Near Chapel Uny is an “holy well” known as S. Euny’s Well, and traditionally celebrated for the miraculous cures performed by its waters. In 1860 a singular gallery, roofed and paved with slabs of granite, was opened near the ancient village of Chapel Uny. About a quarter of a mile to the south of this cave is an ancient barrow; it measures about 9 feet in height and 15 in diameter; it covers a kistvaen 6 feet in length by 4¼in breadth, one end of which has been open for more than half a century.

Driff or Drift was the ancient seat of the family of Trewren;—“Dryffe“ wrote Norden in 1584, “The howse of Thomas Tre-wryn.” This family was settled here so early as 1340; its representatives married the heiress of Tresowis, and coheiresses of Roscarrock, Archer, Trevroneck, Chiverton, and Prisk; they removed from this p[il]ace to Trewardreva, Constantine. The Trewren arms are—Azure, 3 bezants 2 and 1. Drift was sold by the last of the Trewrens in the latter part of the last century, and is now the property of the representatives of Messrs. Marrack and Harvey.

The manor of Tregonebris, the only known manor in the parish, was inherited by the Bullers from Ezekiel Grosse. The barton, formerly a seat of a younger branch of the Lanyons until the latter part of the last century, and the manor, are now the property of Thomas-Bedford Bolitho, Esq.

Bosvennen anciently claimed manorial rights; temp. Edward IV. it belonged to the family of Phelip; it is now the property of Lord Robartes.

The barton of Botrea is the property of the Usticke family; and the barton of Sellan late the property of the Praed family, has been purchased by Edward Bolitho, Esq.

The principal villages are the Churchtown, Drift, Sellan, Brahan, and Newbridge.

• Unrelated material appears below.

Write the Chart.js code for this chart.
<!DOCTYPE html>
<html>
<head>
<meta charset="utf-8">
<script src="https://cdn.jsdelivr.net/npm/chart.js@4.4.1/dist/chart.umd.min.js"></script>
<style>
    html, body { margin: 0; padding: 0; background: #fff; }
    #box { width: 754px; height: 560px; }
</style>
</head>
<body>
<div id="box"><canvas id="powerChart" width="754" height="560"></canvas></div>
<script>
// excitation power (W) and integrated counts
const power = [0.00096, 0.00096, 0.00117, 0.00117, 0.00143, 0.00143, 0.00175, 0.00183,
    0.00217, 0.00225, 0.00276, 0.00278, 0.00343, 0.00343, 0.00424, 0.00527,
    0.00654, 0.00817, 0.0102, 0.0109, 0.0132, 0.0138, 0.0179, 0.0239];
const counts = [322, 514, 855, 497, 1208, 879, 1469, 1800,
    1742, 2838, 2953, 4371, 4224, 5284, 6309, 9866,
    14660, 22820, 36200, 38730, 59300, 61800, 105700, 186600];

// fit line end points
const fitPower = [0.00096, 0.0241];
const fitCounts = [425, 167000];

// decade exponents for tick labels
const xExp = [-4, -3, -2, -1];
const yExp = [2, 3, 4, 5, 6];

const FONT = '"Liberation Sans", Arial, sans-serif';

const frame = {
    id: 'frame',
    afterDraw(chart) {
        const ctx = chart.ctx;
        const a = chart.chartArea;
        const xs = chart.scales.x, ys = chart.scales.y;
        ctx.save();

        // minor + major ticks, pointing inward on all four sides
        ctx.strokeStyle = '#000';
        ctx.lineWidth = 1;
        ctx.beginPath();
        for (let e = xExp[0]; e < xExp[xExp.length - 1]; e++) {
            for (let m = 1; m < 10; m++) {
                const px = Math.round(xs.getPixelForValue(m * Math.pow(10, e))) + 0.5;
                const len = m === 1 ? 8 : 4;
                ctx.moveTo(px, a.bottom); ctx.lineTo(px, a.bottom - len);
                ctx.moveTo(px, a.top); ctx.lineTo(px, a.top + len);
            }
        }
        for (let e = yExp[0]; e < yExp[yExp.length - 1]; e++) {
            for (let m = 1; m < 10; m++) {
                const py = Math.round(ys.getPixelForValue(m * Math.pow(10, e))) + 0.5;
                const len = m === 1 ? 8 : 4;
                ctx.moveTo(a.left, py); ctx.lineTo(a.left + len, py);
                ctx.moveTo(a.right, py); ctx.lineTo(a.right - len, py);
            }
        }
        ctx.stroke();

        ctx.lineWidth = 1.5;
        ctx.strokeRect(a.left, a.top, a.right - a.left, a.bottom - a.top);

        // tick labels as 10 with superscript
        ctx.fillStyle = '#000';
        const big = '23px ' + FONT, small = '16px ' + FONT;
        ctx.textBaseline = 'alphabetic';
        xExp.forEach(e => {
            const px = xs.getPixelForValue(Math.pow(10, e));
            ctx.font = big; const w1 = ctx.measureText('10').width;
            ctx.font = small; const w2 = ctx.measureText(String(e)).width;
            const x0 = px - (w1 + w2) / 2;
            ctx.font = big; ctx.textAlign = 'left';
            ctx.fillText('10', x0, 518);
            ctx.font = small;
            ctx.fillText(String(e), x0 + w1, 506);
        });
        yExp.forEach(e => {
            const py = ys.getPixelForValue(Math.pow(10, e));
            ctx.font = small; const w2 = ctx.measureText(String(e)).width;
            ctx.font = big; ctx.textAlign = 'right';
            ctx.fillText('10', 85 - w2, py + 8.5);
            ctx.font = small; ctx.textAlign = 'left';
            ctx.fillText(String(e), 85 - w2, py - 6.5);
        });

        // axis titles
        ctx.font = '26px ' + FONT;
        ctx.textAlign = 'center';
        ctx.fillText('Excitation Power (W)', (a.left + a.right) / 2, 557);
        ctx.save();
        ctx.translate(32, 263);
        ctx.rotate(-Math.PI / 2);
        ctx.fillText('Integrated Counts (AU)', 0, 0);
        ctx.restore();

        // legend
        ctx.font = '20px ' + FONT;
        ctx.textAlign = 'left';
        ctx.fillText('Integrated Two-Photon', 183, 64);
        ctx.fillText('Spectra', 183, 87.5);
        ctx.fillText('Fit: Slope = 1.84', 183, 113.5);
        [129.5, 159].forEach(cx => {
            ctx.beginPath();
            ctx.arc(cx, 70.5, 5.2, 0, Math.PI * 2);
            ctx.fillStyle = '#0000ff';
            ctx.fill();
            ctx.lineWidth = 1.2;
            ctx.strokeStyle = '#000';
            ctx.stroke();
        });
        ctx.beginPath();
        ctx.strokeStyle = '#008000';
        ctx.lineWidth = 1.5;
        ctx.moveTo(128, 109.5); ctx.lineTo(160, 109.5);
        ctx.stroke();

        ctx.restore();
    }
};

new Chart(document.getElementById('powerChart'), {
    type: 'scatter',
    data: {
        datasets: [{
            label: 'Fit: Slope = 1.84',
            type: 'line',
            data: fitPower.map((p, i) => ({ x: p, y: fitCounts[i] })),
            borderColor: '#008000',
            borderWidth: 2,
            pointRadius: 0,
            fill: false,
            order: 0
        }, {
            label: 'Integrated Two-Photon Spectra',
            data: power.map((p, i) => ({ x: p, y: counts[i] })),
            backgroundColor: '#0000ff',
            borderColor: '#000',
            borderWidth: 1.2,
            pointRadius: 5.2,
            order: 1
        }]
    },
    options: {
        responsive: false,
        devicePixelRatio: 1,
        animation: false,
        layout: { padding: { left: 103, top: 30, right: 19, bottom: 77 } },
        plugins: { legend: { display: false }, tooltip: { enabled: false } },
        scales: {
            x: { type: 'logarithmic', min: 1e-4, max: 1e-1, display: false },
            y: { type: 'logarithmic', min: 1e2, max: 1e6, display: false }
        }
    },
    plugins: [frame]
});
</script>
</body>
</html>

There are Wesleyan Methodist chapels at the Churchtown and Newbridge; and Bible Christian chapels at Drift, Newbridge, Brahan, and Grumbler.

Among the landowners are Lords Falmouth and Robartes; the representatives of the late Mrs. Hartley; Messrs. W. Rashleigh, the Bolithos, and the representatives of the families of Scobell, Tremenheere, and Borlase.

The dedication feast is celebrated at Whitsuntide. The parish, the only one west of Hayle that does not border on the sea, is wholly situated on granite.